Work to do: Your job is to return the lines between the line holding "Emit a web page" and the line holding "const latTicks = [20,25,30,35,40,45,50,55,60];", inclusive, exactly and with no pictures.

Charts and diagrams as code
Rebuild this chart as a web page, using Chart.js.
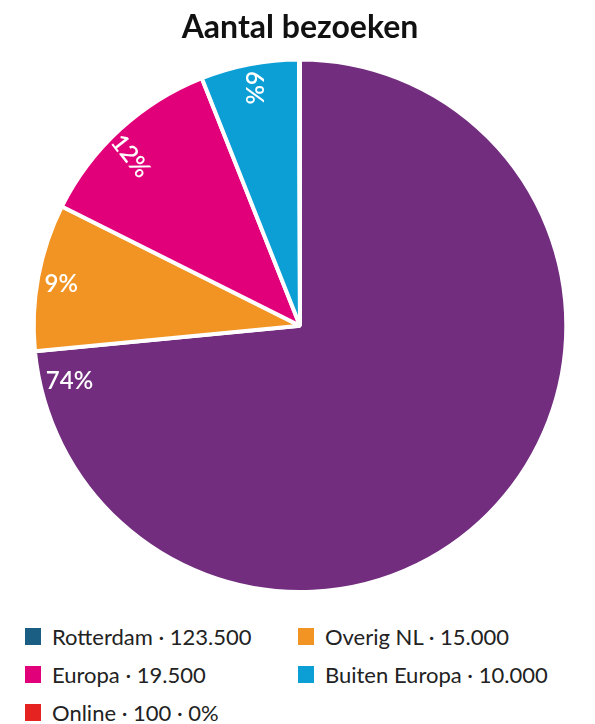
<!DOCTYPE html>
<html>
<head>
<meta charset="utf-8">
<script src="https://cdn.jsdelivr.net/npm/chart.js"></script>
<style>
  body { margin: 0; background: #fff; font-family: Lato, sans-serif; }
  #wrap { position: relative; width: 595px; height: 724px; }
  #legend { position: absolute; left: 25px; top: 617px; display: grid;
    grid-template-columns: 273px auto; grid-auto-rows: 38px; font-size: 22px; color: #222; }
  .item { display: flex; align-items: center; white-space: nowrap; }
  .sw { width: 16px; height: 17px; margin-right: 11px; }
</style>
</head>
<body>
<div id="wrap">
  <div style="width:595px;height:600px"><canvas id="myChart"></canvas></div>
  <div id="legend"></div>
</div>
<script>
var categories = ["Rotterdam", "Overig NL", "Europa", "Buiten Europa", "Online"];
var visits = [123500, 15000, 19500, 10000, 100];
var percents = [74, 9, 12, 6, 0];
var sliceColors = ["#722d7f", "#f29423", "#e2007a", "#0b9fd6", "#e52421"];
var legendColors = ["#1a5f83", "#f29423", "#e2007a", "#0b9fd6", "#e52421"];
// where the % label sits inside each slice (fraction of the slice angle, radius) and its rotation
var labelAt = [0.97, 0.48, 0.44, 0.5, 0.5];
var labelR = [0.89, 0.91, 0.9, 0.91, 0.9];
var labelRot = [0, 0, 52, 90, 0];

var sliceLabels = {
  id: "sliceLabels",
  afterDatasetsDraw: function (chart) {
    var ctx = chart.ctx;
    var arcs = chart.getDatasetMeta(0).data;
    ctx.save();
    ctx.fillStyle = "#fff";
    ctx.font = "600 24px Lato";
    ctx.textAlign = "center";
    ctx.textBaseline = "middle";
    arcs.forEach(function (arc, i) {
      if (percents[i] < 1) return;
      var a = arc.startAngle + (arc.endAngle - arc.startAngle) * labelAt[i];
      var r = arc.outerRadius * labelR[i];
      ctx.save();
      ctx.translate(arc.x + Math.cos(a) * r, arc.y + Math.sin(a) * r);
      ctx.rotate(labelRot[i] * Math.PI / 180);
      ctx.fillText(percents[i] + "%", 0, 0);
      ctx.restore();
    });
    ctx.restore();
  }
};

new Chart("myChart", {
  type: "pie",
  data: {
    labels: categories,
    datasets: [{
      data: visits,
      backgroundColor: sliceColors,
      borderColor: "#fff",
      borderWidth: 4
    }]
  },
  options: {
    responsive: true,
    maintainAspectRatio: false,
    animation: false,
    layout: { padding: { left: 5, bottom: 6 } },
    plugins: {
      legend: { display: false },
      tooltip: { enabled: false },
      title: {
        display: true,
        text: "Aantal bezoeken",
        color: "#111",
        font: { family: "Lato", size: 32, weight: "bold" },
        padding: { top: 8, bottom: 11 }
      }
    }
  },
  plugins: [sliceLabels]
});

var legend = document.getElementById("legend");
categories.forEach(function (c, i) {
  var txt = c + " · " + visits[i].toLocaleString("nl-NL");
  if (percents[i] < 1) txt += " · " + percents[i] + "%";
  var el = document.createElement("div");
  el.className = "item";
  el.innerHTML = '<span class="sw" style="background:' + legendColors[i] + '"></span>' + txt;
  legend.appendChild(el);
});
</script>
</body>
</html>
--
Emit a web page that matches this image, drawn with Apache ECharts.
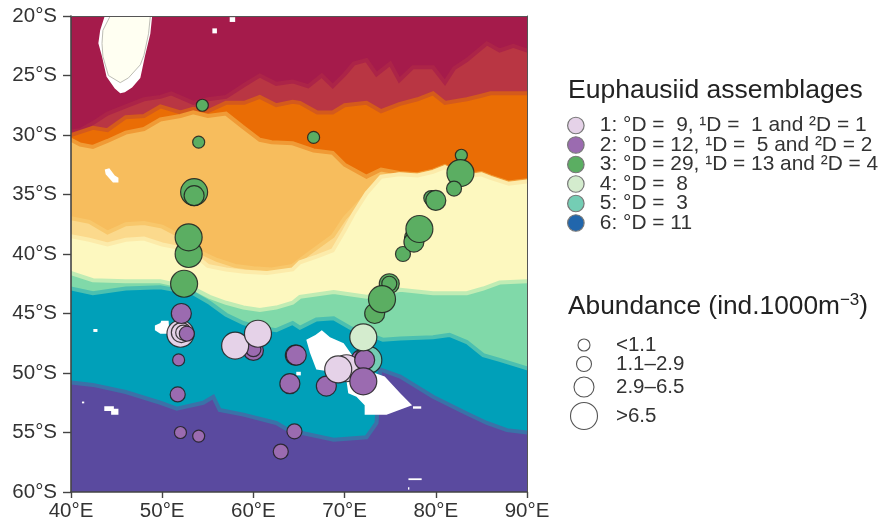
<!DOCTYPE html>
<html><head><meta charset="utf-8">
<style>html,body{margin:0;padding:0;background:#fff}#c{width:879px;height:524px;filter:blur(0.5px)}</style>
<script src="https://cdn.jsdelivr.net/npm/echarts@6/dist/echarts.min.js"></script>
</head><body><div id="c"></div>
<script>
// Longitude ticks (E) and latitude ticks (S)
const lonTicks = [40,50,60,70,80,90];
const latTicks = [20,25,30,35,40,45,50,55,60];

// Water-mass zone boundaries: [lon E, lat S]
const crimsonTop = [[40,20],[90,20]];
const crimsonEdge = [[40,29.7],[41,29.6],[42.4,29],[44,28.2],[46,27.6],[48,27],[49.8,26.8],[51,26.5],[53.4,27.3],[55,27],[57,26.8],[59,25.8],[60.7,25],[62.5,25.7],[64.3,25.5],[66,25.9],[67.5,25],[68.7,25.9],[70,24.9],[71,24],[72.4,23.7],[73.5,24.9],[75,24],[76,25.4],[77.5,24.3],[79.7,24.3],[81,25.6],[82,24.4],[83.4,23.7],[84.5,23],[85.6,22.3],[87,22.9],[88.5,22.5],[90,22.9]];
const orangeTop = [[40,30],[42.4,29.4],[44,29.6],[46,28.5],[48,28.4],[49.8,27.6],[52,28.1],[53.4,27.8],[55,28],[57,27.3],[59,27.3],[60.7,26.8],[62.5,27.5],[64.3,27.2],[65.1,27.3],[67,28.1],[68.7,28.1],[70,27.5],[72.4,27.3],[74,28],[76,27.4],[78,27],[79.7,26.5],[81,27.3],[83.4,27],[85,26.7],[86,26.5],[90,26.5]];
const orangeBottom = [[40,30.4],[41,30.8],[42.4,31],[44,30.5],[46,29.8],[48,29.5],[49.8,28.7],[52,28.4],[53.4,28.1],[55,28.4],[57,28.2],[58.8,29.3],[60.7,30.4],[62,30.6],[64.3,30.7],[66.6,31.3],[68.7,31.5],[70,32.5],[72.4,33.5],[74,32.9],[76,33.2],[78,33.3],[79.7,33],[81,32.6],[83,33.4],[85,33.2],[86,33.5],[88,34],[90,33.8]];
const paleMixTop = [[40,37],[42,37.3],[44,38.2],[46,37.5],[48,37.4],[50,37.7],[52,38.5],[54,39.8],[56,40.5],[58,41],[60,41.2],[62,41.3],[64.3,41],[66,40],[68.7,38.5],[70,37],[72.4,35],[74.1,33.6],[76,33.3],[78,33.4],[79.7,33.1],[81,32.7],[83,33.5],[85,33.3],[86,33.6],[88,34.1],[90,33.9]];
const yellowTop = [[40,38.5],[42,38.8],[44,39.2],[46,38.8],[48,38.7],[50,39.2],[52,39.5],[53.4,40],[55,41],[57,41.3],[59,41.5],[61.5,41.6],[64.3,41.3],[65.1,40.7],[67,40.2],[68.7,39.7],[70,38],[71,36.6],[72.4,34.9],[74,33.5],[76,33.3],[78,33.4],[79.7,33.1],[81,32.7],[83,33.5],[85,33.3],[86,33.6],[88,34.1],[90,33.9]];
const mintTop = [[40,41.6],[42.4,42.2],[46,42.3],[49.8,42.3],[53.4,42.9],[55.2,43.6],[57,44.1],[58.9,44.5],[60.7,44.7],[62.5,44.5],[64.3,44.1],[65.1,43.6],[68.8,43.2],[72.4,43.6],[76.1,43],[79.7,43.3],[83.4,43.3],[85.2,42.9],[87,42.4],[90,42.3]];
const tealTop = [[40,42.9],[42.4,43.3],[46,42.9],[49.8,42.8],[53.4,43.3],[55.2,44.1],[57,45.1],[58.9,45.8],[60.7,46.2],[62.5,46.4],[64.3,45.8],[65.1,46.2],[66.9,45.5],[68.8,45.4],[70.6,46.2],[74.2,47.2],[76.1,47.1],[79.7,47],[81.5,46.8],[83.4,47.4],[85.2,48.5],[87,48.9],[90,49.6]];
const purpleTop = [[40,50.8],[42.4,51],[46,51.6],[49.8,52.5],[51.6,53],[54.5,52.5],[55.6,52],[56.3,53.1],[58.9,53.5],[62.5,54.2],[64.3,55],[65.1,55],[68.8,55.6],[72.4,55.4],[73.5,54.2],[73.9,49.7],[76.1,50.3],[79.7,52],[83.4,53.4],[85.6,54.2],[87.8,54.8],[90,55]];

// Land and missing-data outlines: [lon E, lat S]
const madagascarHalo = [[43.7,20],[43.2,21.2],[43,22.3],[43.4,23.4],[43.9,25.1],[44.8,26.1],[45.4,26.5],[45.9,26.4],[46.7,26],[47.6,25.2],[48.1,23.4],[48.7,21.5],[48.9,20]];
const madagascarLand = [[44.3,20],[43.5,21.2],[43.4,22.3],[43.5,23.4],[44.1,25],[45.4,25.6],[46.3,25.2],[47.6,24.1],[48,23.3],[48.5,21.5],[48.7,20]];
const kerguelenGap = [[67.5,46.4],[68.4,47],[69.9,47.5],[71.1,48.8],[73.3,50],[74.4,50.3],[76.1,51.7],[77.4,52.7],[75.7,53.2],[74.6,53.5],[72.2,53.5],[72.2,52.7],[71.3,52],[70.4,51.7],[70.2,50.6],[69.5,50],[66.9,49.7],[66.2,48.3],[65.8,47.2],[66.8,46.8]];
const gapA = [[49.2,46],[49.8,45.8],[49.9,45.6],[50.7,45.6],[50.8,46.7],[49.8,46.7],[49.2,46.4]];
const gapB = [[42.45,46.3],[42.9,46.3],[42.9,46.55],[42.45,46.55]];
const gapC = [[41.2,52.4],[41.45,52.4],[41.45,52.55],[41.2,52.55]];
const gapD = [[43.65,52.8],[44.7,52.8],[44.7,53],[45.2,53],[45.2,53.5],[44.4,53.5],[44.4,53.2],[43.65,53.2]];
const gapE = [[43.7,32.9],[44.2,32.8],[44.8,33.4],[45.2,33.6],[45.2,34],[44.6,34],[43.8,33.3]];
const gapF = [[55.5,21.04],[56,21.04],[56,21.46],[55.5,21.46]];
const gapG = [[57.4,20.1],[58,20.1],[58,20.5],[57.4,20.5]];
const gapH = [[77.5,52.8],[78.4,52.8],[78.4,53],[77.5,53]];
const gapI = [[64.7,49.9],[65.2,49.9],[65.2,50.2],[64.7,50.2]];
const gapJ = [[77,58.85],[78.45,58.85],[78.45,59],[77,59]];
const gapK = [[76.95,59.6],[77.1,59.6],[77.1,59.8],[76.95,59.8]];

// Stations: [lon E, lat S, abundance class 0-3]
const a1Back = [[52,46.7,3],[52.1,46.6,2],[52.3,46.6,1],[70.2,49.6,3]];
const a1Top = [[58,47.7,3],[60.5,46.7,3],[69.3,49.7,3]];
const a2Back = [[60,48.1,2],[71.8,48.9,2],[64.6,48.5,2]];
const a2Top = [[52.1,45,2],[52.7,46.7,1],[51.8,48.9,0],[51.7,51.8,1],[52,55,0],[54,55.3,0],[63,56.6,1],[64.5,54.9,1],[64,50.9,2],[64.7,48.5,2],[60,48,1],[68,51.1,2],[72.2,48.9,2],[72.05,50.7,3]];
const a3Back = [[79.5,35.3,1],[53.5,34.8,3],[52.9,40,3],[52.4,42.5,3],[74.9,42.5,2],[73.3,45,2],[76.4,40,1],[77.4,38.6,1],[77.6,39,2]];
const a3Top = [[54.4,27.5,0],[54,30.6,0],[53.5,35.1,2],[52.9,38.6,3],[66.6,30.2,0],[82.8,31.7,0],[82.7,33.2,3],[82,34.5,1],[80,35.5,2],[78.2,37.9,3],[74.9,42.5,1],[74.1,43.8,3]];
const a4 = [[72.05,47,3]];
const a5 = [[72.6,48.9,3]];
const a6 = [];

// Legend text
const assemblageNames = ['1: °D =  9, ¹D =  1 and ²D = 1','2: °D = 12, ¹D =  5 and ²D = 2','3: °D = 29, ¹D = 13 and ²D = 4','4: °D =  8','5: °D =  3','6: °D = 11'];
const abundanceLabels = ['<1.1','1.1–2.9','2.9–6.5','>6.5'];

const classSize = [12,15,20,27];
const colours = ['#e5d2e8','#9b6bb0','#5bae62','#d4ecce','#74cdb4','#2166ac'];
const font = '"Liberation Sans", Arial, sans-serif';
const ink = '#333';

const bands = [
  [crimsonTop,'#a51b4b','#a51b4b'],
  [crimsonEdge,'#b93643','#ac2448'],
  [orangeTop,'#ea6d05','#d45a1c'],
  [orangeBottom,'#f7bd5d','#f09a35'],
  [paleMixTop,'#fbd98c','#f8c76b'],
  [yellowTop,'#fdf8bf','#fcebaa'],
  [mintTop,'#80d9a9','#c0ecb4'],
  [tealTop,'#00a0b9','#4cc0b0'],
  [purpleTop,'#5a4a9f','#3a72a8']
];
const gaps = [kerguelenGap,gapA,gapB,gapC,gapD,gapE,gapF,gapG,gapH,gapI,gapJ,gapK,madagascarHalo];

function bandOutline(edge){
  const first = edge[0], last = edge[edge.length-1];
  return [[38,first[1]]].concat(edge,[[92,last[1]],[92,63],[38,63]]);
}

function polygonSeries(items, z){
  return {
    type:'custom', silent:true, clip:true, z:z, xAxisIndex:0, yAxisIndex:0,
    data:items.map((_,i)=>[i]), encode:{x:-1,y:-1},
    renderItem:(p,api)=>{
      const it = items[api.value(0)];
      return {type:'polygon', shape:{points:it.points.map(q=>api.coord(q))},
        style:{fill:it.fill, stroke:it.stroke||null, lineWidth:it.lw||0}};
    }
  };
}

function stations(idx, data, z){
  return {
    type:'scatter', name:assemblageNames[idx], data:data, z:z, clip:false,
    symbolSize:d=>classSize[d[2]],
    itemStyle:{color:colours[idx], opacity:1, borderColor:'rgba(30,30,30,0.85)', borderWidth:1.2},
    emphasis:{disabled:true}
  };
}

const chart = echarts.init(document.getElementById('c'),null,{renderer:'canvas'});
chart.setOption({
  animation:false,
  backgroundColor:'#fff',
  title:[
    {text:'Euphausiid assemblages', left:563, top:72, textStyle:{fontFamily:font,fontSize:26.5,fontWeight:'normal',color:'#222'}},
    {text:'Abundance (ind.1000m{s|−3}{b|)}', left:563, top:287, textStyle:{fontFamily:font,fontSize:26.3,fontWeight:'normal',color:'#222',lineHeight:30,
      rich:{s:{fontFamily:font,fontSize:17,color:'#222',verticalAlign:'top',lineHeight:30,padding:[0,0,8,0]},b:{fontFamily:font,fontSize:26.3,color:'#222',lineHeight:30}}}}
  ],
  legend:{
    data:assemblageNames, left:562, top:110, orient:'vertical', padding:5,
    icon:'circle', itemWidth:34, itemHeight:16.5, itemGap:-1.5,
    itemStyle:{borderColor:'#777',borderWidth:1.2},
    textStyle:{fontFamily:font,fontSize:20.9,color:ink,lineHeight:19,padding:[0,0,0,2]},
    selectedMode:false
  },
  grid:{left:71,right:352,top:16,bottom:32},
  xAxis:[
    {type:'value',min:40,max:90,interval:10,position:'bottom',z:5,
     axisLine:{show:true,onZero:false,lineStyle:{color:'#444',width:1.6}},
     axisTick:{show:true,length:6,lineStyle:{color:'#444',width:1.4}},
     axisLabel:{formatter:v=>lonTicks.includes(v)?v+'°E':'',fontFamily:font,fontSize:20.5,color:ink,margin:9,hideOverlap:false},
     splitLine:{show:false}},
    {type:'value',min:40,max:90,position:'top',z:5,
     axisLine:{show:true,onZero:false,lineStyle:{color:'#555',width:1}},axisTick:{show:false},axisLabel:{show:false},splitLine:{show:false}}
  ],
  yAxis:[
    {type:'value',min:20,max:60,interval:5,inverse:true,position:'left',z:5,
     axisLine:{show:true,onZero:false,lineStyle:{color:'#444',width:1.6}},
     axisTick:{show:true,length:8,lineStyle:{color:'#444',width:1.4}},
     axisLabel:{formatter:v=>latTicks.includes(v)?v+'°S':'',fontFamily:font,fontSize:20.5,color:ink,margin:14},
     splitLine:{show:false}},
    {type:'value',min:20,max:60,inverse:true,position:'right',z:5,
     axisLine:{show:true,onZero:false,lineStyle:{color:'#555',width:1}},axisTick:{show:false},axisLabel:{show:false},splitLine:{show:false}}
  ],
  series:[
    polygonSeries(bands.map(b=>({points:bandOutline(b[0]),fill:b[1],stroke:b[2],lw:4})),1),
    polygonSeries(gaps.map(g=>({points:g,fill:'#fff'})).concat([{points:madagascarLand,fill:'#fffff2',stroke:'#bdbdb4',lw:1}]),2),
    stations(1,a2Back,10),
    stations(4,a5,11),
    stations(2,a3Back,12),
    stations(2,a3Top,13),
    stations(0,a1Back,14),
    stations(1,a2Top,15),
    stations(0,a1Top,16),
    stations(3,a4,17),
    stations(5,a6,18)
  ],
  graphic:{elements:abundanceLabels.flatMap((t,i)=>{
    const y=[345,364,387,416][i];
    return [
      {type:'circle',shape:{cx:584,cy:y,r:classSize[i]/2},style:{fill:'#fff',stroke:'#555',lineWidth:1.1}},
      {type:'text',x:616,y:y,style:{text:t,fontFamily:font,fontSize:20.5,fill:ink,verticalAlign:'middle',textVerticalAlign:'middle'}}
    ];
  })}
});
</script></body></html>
--
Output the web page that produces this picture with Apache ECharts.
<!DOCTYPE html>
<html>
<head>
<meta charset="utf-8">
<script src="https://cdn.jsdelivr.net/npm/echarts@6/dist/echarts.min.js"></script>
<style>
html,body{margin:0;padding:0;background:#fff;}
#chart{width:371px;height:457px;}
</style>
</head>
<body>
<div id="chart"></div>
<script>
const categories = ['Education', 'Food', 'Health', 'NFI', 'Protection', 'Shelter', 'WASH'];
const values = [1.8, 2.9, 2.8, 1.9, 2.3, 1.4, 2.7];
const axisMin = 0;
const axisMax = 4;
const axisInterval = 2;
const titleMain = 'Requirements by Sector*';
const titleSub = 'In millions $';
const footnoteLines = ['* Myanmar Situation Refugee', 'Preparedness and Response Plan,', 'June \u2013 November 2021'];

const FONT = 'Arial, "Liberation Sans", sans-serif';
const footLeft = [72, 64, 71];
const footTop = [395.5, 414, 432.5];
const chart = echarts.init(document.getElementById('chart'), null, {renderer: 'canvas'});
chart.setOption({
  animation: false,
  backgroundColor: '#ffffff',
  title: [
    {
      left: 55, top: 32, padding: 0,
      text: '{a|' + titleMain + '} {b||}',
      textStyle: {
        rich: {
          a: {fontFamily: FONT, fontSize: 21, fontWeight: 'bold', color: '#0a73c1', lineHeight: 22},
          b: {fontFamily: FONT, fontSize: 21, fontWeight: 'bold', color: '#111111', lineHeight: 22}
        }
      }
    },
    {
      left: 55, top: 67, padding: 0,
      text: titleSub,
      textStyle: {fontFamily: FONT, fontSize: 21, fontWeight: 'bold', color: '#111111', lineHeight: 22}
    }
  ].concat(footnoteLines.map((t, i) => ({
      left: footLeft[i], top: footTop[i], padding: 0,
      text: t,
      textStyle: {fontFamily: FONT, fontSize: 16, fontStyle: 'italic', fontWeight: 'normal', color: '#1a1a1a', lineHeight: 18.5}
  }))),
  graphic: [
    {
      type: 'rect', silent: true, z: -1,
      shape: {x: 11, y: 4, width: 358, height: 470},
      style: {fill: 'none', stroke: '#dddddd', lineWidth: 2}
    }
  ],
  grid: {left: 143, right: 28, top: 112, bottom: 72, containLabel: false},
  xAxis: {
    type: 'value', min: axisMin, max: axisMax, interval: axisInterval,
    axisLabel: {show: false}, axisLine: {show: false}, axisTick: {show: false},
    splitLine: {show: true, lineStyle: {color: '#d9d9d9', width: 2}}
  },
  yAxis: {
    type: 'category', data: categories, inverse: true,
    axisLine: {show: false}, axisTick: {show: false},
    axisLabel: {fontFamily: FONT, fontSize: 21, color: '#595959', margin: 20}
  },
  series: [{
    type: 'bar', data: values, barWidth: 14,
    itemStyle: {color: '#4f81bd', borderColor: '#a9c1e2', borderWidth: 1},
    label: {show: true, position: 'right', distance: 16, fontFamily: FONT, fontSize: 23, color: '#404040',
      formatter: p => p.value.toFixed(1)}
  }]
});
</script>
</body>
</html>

Exercise answer:
Emit a web page that matches this image, drawn with Apache ECharts.
<!DOCTYPE html>
<html><head><meta charset="utf-8">
<style>html,body{margin:0;padding:0;background:#fff}#c{width:879px;height:524px;filter:blur(0.5px)}</style>
<script src="https://cdn.jsdelivr.net/npm/echarts@6/dist/echarts.min.js"></script>
</head><body><div id="c"></div>
<script>
// Longitude ticks (E) and latitude ticks (S)
const lonTicks = [40,50,60,70,80,90];
const latTicks = [20,25,30,35,40,45,50,55,60];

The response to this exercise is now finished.